Much of Infinite Worlds is about exactly that: finding home in unfamiliar places. Tamko has traveled long distances throughout her life, and at 24, she’s just starting to adjust to that transience. Tamko embraces all of the traditions she comes from on Infinite Worlds. One of its standout tracks, “Mal á L’aise,” is a dream-pop song sung almost entirely in French. “I don’t want Infinite Worlds to be an album that you play through and through and feel like I’m always the same person,” Tamko explains. “I kind of wanted to throw things in there that can give the listener a break, or entice them with something new.”

She looked to a variety of inspirations while producing the album. She aligns the Cameroonian, West, and East African music of her childhood with producers and multi-instrumentalists like XXYXX, Sampha, Erykah Badu, and ’90s R&B acts like 3LW. Though Tamko came up in Brooklyn’s ever-changing DIY indie scene, she’s already starting to push the boundaries of what that scene should look and sound like. “I want to reach people [in the DIY community] who need to see this as much as I needed to see this,” she says toward the end of our conversation. “Black girls need to listen to me. Black girls need to see me. There aren’t enough of us, and in order for me to reach them, I need to spread wide.”

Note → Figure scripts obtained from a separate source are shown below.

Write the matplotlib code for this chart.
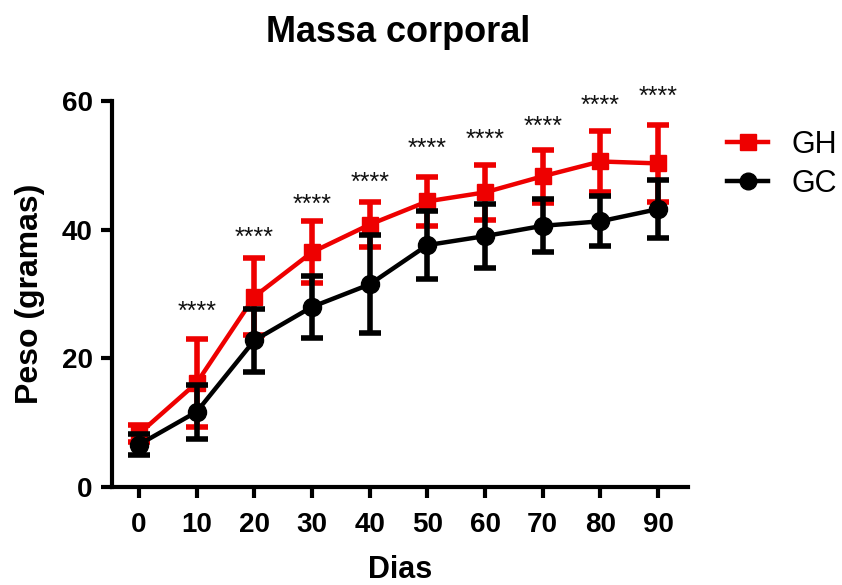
import matplotlib
matplotlib.use("Agg")
import matplotlib.pyplot as plt
from matplotlib.lines import Line2D

dias = [0, 10, 20, 30, 40, 50, 60, 70, 80, 90]

gh_mean = [8.3, 16.2, 29.6, 36.5, 40.8, 44.4, 45.8, 48.3, 50.6, 50.3]
gh_sd = [1.3, 6.8, 6.0, 4.8, 3.5, 3.8, 4.3, 4.1, 4.8, 6.0]

gc_mean = [6.6, 11.7, 22.8, 28.0, 31.5, 37.6, 39.0, 40.6, 41.3, 43.2]
gc_sd = [1.6, 4.2, 4.9, 4.8, 7.6, 5.3, 5.0, 4.1, 3.9, 4.5]

star_dias = [10, 20, 30, 40, 50, 60, 70, 80, 90]
star_y = [27.3, 38.8, 43.8, 47.2, 52.5, 53.9, 56.0, 59.2, 60.6]

RED = "#ee0000"

plt.rcParams["font.family"] = ["Arial", "Liberation Sans", "DejaVu Sans"]

fig = plt.figure(figsize=(8.42, 5.85), dpi=100)
ax = fig.add_axes([112 / 842, 98 / 585, 576 / 842, 386 / 585])

ax.errorbar(dias, gc_mean, yerr=gc_sd, color="black", marker="o", markersize=13,
            linewidth=3.2, elinewidth=4, capsize=8, capthick=4, zorder=3)
ax.errorbar(dias, gh_mean, yerr=gh_sd, color=RED, marker="s", markersize=12,
            linewidth=3.2, elinewidth=4, capsize=8, capthick=4, zorder=2)

for x, y in zip(star_dias, star_y):
    ax.text(x, y, "****", ha="center", va="center", fontsize=18, color="#111111")

ax.set_xlim(-4.7, 95.2)
ax.set_ylim(0, 60)
ax.set_xticks(dias)
ax.set_yticks([0, 20, 40, 60])
ax.tick_params(axis="both", direction="out", length=8, width=3, labelsize=20)
ax.tick_params(axis="x", pad=10)
ax.tick_params(axis="y", pad=6)
for lab in ax.get_xticklabels() + ax.get_yticklabels():
    lab.set_fontweight("bold")

for side in ["top", "right"]:
    ax.spines[side].set_visible(False)
for side in ["left", "bottom"]:
    ax.spines[side].set_linewidth(3)

ax.set_xlabel("Dias", fontsize=22, fontweight="bold", labelpad=12)
ax.set_ylabel("Peso (gramas)", fontsize=23, fontweight="bold", labelpad=12)
fig.suptitle("Massa corporal", fontsize=26, fontweight="bold", x=398 / 842, y=0.975)

handles = [
    Line2D([], [], color=RED, marker="s", markersize=12, linewidth=3.2),
    Line2D([], [], color="black", marker="o", markersize=12, linewidth=3.2),
]
fig.legend(handles, ["GH", "GC"], loc="upper left",
           bbox_to_anchor=(727 / 842, 1 - 130 / 585),
           frameon=False, fontsize=22, handlelength=1.35, labelspacing=0.3,
           handletextpad=0.75, borderpad=0, borderaxespad=0)

fig.savefig("out.png", dpi=100)
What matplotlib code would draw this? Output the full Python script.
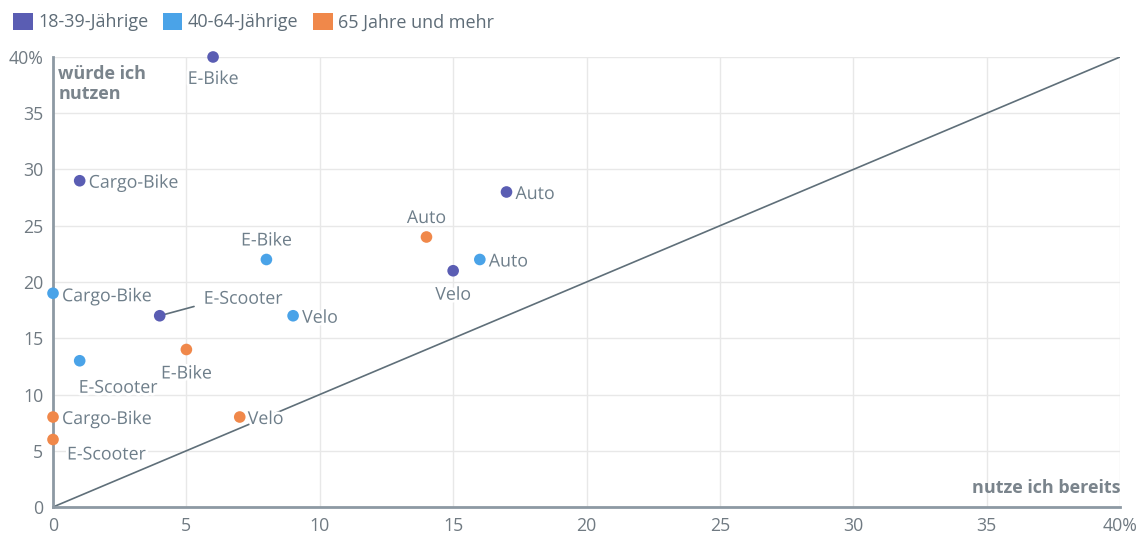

Maybe every album is in some ways an exploration of identity, but Infinite Worlds is less a statement of purpose than it is an affirmation that you can always be everything at once. On “Cleaning House,” Tamko opens with a question: “What about them scares you so much? My standing there threatens your standing too.” Initially, it sounds like a confrontation with an ex-lover or friend, but in reality it centers on greater societal issues that plagued 2016. “We’re at a time where a lot of black people are dying. All of these people who are harming us are saying [stuff like], ‘Oh we were scared,’ or, ‘That’s a thug,'” Tamko says. From there, the song delineates into a conversation she once had with her parents, grabbing direct quotes and rearranging them to suit a melody. But despite how personal “Cleaning House” is, like all of the songs on Infinite Worlds, it’s not a singular vision. Tamko’s power as an artist and producer rests on her ability to describe small situations that convey a higher truth. They’re meditations on what it really feels like to be a person on the prowl for something bigger than what you’ve been given, denying what the heart wants for what the soul needs. In short: It’s about her — and our — ongoing struggle for self-preservation.

Vagabon

Infinite Worlds tracklist:
01 “The Embers”
02 “Fear & Force”
03 “Minneapolis”
04 “Mal á L’aise”
05 “100 Years”
06 “Cleaning House”
07 “Cold Apartment”
08 “Alive And A Well”

Infinite Worlds is out 2/24 via Father/Daughter Records.